Report the number of lines that hold the string "diagram". Leave out any other text.

◇ ◇ ◇

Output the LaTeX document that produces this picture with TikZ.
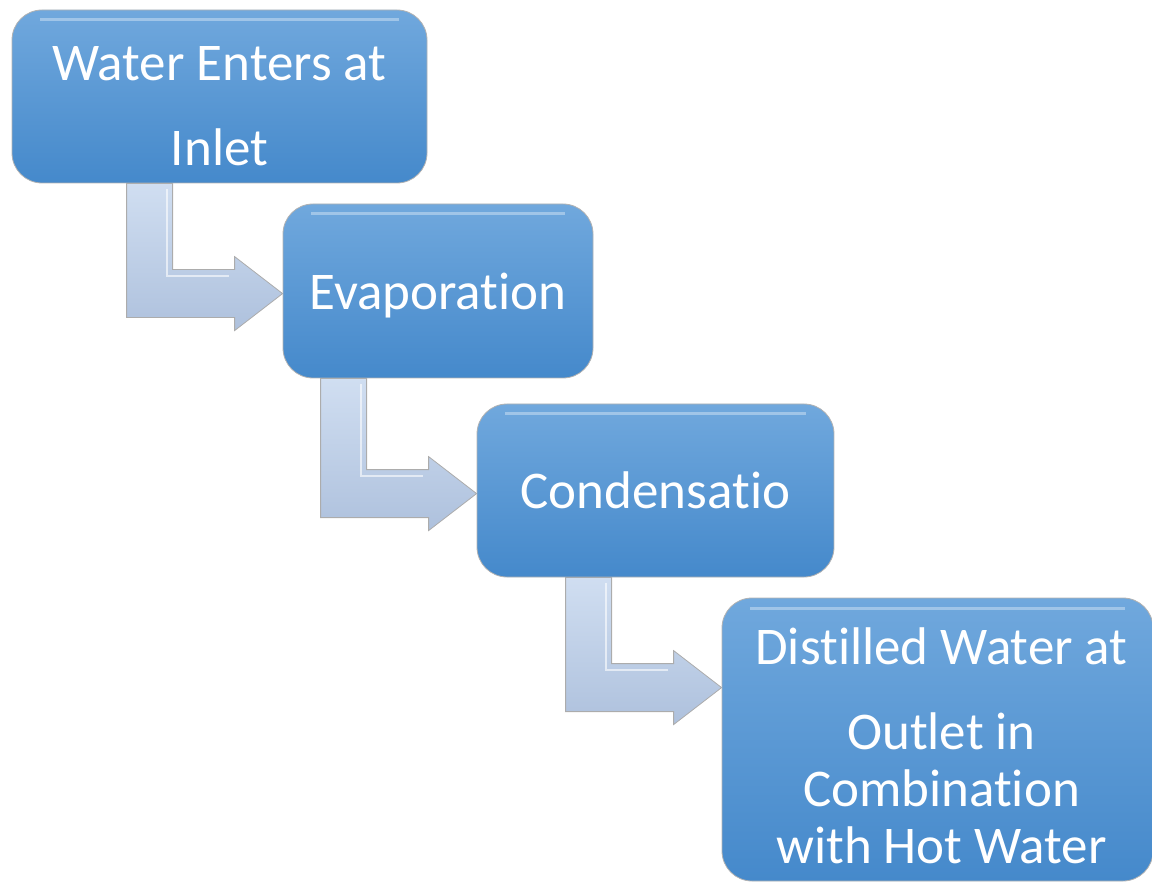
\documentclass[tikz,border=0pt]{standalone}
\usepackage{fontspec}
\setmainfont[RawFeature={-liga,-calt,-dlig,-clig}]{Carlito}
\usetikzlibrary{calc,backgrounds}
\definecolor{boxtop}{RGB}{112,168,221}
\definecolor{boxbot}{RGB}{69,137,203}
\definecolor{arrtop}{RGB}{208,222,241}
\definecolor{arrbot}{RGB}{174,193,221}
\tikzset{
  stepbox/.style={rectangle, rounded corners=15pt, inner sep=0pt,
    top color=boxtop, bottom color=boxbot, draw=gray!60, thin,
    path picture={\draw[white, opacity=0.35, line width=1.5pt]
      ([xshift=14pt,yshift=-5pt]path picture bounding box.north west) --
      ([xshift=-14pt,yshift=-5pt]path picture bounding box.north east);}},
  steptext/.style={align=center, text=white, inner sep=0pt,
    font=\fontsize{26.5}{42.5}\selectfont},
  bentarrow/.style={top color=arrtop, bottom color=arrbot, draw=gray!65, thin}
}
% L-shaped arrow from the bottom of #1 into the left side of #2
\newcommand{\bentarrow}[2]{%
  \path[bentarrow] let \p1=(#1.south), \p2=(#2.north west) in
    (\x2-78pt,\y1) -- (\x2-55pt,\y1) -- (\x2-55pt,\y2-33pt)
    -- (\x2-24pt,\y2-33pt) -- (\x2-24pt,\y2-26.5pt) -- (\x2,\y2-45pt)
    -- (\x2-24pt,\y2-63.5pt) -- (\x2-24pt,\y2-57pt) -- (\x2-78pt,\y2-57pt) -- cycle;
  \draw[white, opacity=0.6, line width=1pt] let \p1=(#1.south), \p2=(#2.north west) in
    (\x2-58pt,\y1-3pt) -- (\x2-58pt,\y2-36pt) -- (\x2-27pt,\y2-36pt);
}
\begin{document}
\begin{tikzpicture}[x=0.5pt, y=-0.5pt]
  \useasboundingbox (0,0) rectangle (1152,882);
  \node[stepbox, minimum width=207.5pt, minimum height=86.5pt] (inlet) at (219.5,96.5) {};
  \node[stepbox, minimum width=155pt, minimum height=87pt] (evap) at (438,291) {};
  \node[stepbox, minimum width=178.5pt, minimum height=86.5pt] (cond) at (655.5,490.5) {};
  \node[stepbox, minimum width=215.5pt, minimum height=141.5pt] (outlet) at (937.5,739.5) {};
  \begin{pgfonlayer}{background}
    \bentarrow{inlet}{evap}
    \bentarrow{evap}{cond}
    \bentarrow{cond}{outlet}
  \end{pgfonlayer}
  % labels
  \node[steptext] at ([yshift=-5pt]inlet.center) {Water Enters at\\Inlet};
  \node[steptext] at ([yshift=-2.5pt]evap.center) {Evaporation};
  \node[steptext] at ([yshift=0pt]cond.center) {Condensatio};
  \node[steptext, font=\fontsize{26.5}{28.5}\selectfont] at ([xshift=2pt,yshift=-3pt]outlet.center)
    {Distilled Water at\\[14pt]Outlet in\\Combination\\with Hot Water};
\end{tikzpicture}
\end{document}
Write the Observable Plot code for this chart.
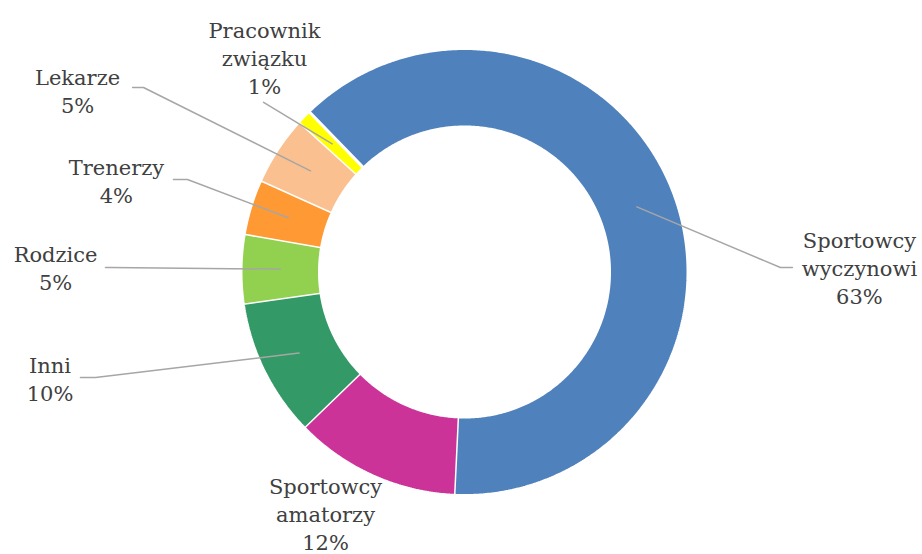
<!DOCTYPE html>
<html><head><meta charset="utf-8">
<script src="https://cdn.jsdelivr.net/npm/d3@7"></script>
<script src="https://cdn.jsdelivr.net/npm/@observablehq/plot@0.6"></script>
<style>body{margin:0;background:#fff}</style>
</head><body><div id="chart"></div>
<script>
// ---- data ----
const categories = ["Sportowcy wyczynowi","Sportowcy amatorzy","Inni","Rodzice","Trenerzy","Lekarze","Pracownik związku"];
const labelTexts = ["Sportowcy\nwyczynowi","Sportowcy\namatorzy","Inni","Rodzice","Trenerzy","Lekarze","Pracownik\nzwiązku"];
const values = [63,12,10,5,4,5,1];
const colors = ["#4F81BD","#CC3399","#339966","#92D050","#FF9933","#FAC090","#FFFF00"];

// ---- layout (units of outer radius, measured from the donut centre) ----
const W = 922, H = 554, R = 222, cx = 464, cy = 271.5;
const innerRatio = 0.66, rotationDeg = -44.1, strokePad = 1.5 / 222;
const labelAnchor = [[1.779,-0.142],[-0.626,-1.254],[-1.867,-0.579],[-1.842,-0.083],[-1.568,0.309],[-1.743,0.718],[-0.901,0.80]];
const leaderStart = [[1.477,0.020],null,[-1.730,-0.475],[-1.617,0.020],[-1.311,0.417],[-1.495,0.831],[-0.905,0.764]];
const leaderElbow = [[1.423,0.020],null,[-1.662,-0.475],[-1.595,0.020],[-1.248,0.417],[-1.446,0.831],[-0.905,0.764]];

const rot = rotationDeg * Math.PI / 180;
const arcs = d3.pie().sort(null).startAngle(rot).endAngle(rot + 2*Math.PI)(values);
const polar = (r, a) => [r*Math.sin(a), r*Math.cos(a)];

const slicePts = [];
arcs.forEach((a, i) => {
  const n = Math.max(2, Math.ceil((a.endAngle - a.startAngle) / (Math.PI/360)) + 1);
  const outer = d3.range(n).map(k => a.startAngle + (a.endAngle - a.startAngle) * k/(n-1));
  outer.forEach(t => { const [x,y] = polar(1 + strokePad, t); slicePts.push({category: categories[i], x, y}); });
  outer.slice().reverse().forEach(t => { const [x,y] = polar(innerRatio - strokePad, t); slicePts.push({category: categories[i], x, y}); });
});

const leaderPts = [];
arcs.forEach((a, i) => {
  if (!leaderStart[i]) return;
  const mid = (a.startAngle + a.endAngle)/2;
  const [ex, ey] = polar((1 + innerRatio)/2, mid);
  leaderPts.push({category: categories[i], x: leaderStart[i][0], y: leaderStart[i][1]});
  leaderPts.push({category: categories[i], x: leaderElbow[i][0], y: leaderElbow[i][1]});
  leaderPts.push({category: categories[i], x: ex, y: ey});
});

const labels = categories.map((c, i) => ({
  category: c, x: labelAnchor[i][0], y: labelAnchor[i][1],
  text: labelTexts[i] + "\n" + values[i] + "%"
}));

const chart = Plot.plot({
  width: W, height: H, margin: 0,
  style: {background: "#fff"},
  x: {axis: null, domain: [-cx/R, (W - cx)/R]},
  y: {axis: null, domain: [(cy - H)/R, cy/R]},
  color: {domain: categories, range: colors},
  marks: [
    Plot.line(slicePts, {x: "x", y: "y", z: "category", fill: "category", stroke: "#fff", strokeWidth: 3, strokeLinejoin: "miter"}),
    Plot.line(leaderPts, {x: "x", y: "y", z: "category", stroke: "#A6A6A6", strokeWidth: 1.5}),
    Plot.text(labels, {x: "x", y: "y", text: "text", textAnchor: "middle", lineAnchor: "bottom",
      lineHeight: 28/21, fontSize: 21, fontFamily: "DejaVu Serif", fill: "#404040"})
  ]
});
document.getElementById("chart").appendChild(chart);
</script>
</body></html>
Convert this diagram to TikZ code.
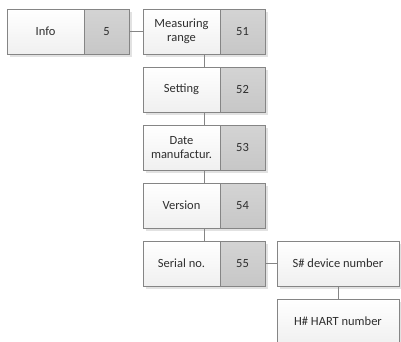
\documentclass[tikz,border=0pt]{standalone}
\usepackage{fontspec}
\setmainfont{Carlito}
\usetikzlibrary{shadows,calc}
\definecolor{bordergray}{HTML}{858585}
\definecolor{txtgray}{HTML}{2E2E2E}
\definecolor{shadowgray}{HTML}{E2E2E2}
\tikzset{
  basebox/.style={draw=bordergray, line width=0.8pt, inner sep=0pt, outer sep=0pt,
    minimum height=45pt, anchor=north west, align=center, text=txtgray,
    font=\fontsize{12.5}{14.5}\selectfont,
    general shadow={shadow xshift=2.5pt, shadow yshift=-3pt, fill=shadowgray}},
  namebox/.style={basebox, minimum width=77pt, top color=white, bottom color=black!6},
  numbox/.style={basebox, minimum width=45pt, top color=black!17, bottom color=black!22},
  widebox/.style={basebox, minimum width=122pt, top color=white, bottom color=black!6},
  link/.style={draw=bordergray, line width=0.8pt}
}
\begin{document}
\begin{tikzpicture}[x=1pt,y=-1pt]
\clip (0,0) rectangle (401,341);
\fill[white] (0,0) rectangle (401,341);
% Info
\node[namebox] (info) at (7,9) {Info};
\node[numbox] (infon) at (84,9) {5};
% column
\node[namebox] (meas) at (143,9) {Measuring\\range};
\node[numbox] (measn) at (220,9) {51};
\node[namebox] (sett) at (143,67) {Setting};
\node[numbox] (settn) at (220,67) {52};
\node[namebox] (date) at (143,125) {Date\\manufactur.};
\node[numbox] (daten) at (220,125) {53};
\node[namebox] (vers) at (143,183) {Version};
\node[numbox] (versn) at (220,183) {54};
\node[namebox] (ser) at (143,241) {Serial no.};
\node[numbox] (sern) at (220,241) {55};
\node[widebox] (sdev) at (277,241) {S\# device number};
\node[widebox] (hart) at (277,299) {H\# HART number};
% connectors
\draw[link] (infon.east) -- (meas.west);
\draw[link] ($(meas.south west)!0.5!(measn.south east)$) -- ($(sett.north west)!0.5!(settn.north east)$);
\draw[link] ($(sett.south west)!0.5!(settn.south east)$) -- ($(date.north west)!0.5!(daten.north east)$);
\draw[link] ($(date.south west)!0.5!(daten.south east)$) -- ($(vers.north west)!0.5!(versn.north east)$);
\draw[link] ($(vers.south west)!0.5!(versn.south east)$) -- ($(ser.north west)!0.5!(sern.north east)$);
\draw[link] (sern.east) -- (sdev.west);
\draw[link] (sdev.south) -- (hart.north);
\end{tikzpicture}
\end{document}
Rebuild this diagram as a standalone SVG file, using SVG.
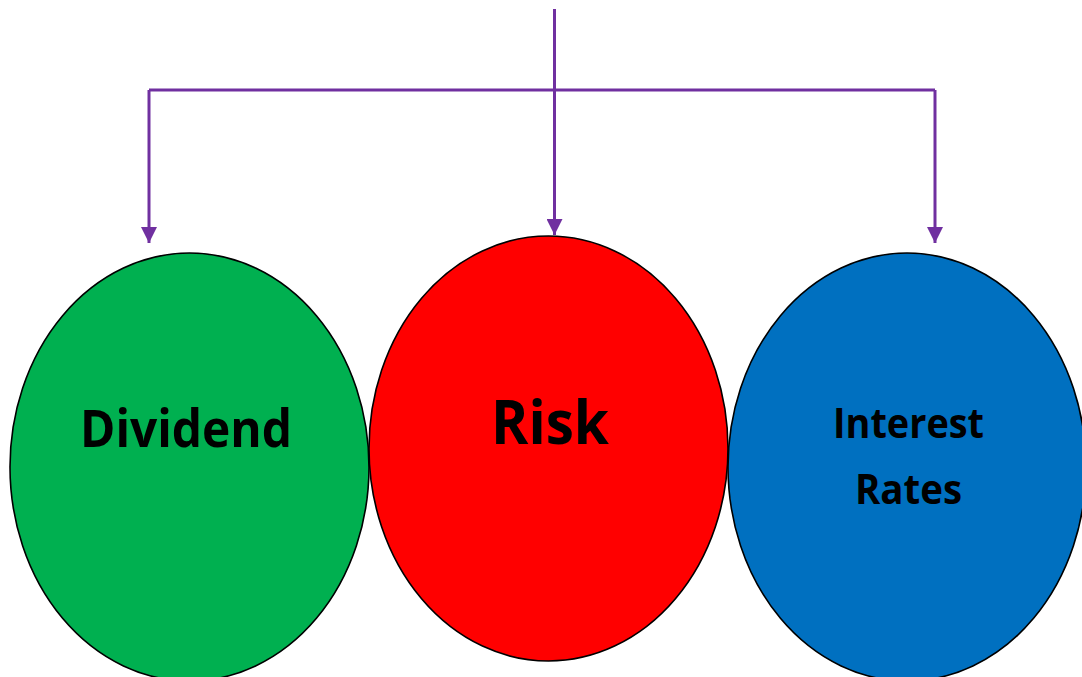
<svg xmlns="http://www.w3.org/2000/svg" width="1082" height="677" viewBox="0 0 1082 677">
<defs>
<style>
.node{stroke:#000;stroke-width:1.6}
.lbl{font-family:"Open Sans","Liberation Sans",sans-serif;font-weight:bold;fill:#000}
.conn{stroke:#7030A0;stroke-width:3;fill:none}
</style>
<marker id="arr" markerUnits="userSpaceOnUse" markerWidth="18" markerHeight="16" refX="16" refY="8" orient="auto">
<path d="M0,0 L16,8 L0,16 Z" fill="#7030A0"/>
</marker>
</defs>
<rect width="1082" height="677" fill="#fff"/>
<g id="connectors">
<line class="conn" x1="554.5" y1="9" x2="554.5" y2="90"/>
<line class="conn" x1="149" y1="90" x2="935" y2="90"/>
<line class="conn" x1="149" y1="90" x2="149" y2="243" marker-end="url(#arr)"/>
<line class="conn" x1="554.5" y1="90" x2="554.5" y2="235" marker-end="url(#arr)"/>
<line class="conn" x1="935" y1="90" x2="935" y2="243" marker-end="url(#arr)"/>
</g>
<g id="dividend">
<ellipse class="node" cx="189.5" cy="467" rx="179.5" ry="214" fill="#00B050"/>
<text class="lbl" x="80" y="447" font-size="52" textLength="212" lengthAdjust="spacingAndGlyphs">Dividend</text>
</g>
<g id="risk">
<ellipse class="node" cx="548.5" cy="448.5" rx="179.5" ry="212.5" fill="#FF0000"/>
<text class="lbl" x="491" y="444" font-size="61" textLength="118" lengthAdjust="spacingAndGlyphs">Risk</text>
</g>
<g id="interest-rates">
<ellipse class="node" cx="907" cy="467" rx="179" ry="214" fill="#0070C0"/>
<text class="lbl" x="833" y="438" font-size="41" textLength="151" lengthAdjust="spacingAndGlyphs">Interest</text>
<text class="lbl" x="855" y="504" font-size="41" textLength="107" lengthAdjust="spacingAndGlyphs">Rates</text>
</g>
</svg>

◇ ◇ ◇

● **RESPONSE FOR THIS EXERCISE**
2